Unnamed: 0,Event_Name,Venue,Event_Date,Number_of_Attendees
0,"Virtual Tuesday: Skillshare, Jadalareign, and ...",Nowadays,2020-04-07,1.0
1,Virtual Wednesday: Planetarium with DJ Python ...,Nowadays,2020-04-08,18.0
2,Passover Seders - NYC Kosher Restaurants - Tal...,Talia's Steakhouse,2020-04-08,4.0
3,Arthur Moon,public records,2020-04-08,1.0
4,Caspian with Pianos Become The Teeth and Maserati,Le Poisson Rouge,2020-04-08,5.0
5,Postponed / Open Decks Session 107,Eris,2020-04-08,4.0
6,Seven Davis Jr. presents 'Friends',Chelsea Music Hall,2020-04-09,4.0
7,Passover Seders - NYC Kosher Restaurants - Tal...,Talia's Steakhouse,2020-04-09,1.0
8,"Virtual Thursday: Seltzer with Bearcat, Precol...",Nowadays,2020-04-09,3.0
9,Anything Goes: Demuir,1 Oak,2020-04-09,309.0


## Write a Function to Retrieve the URL for the Next Page

In [44]:
#if you are URL hacking you need to set var 'todayDate' to current day of month, may not work if you go past 1 year
def next_page(url):
    #Your code here
    html_page = requests.get(url)
    soup = BeautifulSoup(html_page.content, 'html.parser')
    next_button = soup.find('li', id='liNext')
    if next_button:
        return next_button.find('a').attrs['href']
    else:
        return None
next_page('https://www.residentadvisor.net/events/us/newyork/week/2020-04-14')

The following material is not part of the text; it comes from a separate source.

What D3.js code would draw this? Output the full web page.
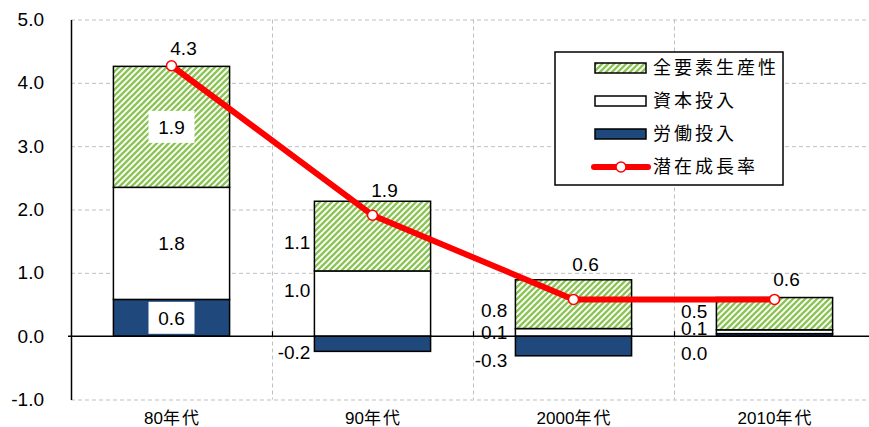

'/events/us/newyork/week/2020-04-21'

## Scrape the Next 1000 Events for Your Area

Display the data sorted by the number of attendees. If there is a tie for the number attending, sort by event date.

In [112]:
#Your code here
import time
def parseData(iterations):
#     eventName, venueName, eventDate, numAttendee
    finalDF = []
    total_rows = 0
    url = 'https://www.residentadvisor.net/events'
    next_url = ''
    while total_rows <= iterations:
        if total_rows == 0:
            url = 'https://www.residentadvisor.net/events'
            next_url = next_page(url)
            df = scrape_events(url)
            finalDF.append(df)
            total_rows += len(df)
            time.sleep(.2)
        else:
            url = 'https://www.residentadvisor.net' + next_url
            next_url = next_page(url)
            df = scrape_events(url)
            finalDF.append(df)
            total_rows += len(df)
            time.sleep(.2)
    df = pd.concat(finalDF)
    return len(df)
    
parseData(200)
    

201

NameError: name 'self' is not defined

## Summary 

Congratulations! In this lab, you successfully developed a pipeline to scrape a website for concert event information!